Die Werft selbst kümmerte sich im Salon um die Bodenbretter aus gerauchter Eiche, angestrichen mit Gold, dann Silber und danach bewusst unregelmäßig geschmirgelt, um die Schichten stellenweise freizulegen. So sieht kostbar hochgebrezelter Shabby Chic aus. Vor den Salons montierte die Werft vier Gästekabinen, davon zwei mit Doppelbetten, eine größere für VIPs ausgelegt.
Die Eignersuite baute die Werft im Bug ein. Näder, der nicht böse ist, wenn er seinen Professorentitel liest, ließ es auch bei Schlafraum, Bad und begehbarem Schrank nicht an den höchst kostspieligen Schäbigkeiten fehlen. Seidenmalereien des kubanischen Künstlers Roberto Fabelo schmeicheln zwar dem Studio, sorgsam komponierte Puzzle-Paneele aus Rumpfhölzern abgewrackter kubanischer Fischerboote untermalen jedoch die augenzwinkernde Bescheidenheit.
Zu den herausragenden Elementen gehören zwei Balkone, die sich wie Seitenluks öffnen. „Normalerweise werden auch bei großen Segelyachten alle Dinge erst hoch aufs Deck gehievt und dann wieder nach unten verstaut“, erläutert Vrolijk. Das gilt nicht nur für Vorräte und Gepäck; warum sollten nicht auch Gäste und Crew direkt von Land zu ihren Unterkünften kommen können? Die Klappe des Backbordluks erlaubt das. Sie dient als gemeinsamer Zugang. Die Crew findet ihre Unterkünfte direkt von hier aus im Heck. Der Balkon steuerbords jedoch gehört dem Eigner. Ersterer klappt neben dem Kingsize-Bett aus der Suite.

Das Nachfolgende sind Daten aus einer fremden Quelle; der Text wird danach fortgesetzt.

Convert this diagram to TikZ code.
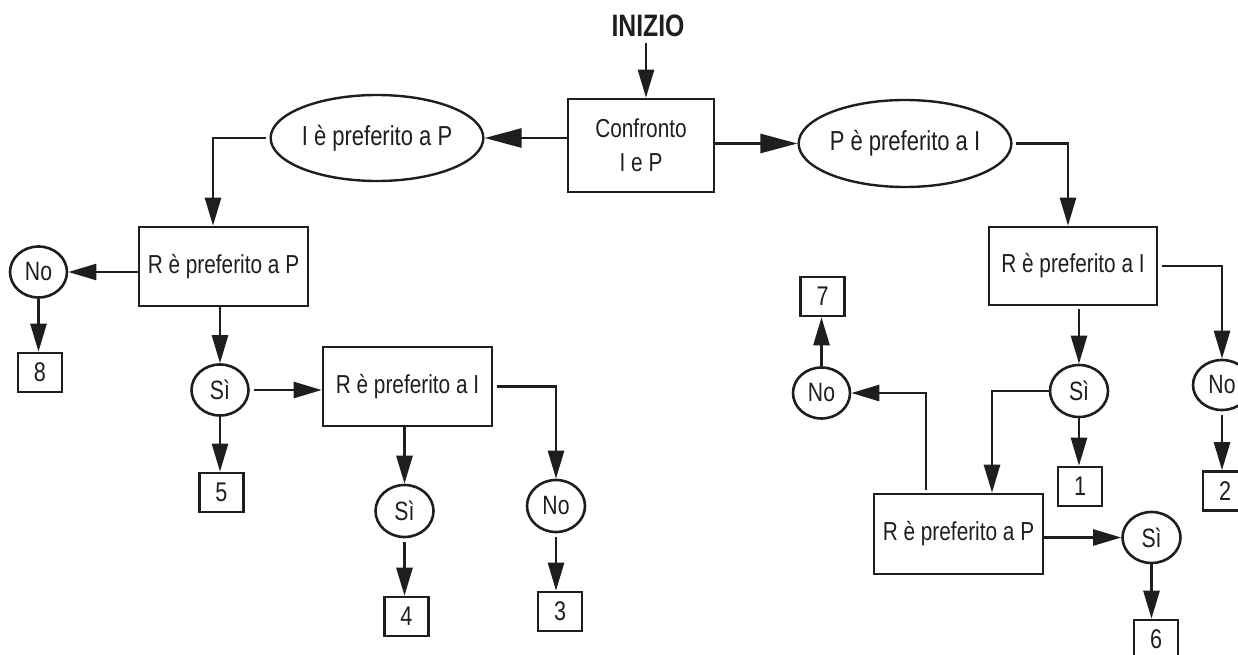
\documentclass[tikz,border=0pt]{standalone}
\usepackage{fontspec}
\setmainfont{Liberation Sans}[FakeStretch=0.8]
\usetikzlibrary{shapes.geometric,arrows.meta}
\definecolor{ink}{HTML}{1E1E1E}
\begin{document}
\begin{tikzpicture}[x=1pt,y=-1pt,
  every node/.style={inner sep=0pt,text=ink},
  basefont/.style={font=\fontsize{26}{34}\selectfont},
  bigbox/.style={draw=ink,line width=2.6pt,rectangle,minimum width=169pt,minimum height=79pt,basefont},
  ovalbig/.style={draw=ink,line width=2.4pt,ellipse,minimum width=202pt,minimum height=86pt,font=\fontsize{27.5}{30}\selectfont},
  ans/.style={draw=ink,line width=2.6pt,ellipse,minimum width=57pt,minimum height=51pt,font=\fontsize{26.5}{30}\selectfont},
  numbox/.style={draw=ink,line width=2.6pt,rectangle,minimum width=44pt,minimum height=39pt,font=\fontsize{27}{30}\selectfont},
  arr/.style={draw=ink,line width=2.6pt,-{Triangle[length=28pt,width=16pt]}},
  bigarr/.style={draw=ink,line width=2.6pt,-{Triangle[length=37pt,width=19pt]}}
]
\useasboundingbox (0,0) rectangle (1238,655);
\clip (0,0) rectangle (1238,655);
% top
\node[font=\fontsize{31}{32}\selectfont\bfseries] (iniz) at (648,26) {INIZIO};
\node[bigbox,minimum width=146pt,minimum height=93pt,align=center] (conf) at (641,145.5) {Confronto\\I e P};
\node[ovalbig] (ellL) at (377,138) {I è preferito a P};
\node[ovalbig,minimum width=200pt,minimum height=87pt] (ellR) at (905,143.5) {P è preferito a I};
% left branch
\node[bigbox] (boxL) at (223.5,266.5) {R è preferito a P};
\node[ans] (noL) at (38.5,272) {No};
\node[numbox] (b8) at (40,372.5) {8};
\node[ans] (siL) at (220,390) {Sì};
\node[numbox] (b5) at (221.5,492.5) {5};
\node[bigbox] (boxM) at (407.5,386.5) {R è preferito a I};
\node[ans,minimum width=58pt,minimum height=52pt] (siM) at (404.5,511) {Sì};
\node[numbox] (b4) at (406.5,616.5) {4};
\node[ans,minimum width=58pt,minimum height=52pt] (noM) at (556,506) {No};
\node[numbox] (b3) at (560,611.5) {3};
% right branch
\node[bigbox,minimum width=168pt,minimum height=78pt] (boxR) at (1073,266) {R è preferito a I};
\node[ans,minimum width=58pt,minimum height=52pt] (siR) at (1079,391) {Sì};
\node[numbox] (b1) at (1080,486.5) {1};
\node[ans,minimum width=58pt,minimum height=50pt] (noR) at (1222,385) {No};
\node[numbox] (b2) at (1225,491) {2};
\node[bigbox,minimum height=80pt] (boxP) at (958.5,534) {R è preferito a P};
\node[ans] (no7) at (821.5,393) {No};
\node[numbox] (b7) at (822.5,296.5) {7};
\node[ans,minimum width=58pt,minimum height=51pt] (siP) at (1151.5,537.5) {Sì};
\node[numbox] (b6) at (1156,639.5) {6};
% connectors
\draw[arr] ([yshift=-6pt]iniz.south -| 646,0) -- (conf.north -| 646,0);
\draw[bigarr] (conf.west |- ellL) -- (ellL.east);
\draw[bigarr] (conf.east |- ellR) -- (ellR.west);
\draw[arr] ([xshift=-3pt]ellL.west) -| ([xshift=-10.5pt]boxL.north);
\draw[arr] ([xshift=3pt]ellR.east) -| ([xshift=-5pt]boxR.north);
\draw[arr] (boxL.west |- noL) -- (noL.east);
\draw[arr] (noL.south) -- (noL.south |- b8.north);
\draw[arr] (boxL.south -| siL) -- (siL.north);
\draw[arr] ([xshift=4pt]siL.east) -- (siL.east -| boxM.west);
\draw[arr] (siL.south) -- (siL.south |- b5.north);
\draw[arr] (boxM.south -| siM) -- (siM.north);
\draw[arr] ([yshift=-4pt]siM.south) -- (siM.south |- b4.north);
\draw[arr] ([xshift=4pt]boxM.east) -| (noM.north);
\draw[arr] ([yshift=-4pt]noM.south) -- (noM.south |- b3.north);
\draw[arr] ([xshift=4pt]boxR.east) -| (noR.north);
\draw[arr] ([yshift=-4pt]noR.south) -- (noR.south |- b2.north);
\draw[arr] ([yshift=-3pt]boxR.south -| siR) -- (siR.north);
\draw[arr] (siR.south) -- (siR.south |- b1.north);
\draw[arr] (siR.west) -| ([xshift=33.5pt]boxP.north);
\draw[arr] ([xshift=-32.5pt,yshift=3pt]boxP.north) |- (no7.east);
\draw[arr] (no7.north) -- (no7.north |- b7.south);
\draw[arr] (boxP.east |- siP) -- (siP.west);
\draw[arr] (siP.south) -- (siP.south |- b6.north);
\end{tikzpicture}
\end{document}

Acht Crew-Köpfe braucht „Pink Gin VI“ zur technischen Bedienung und gastfreundlichen Betreuung. Neben dem Kapitän, seinem Ersten Offizier und dem Ingenieur wohnen im Heck noch zwei Deckshände, zwei Stewardessen und der Chef. Mit ihnen, Freunden und Familie steuerte Hans Georg Näder gegen Ende des Jahres 2018 auch gern Uruguays Küsten an. „Pink Gin VI“ ist schließlich für Passagen dieser Art ausgelegt.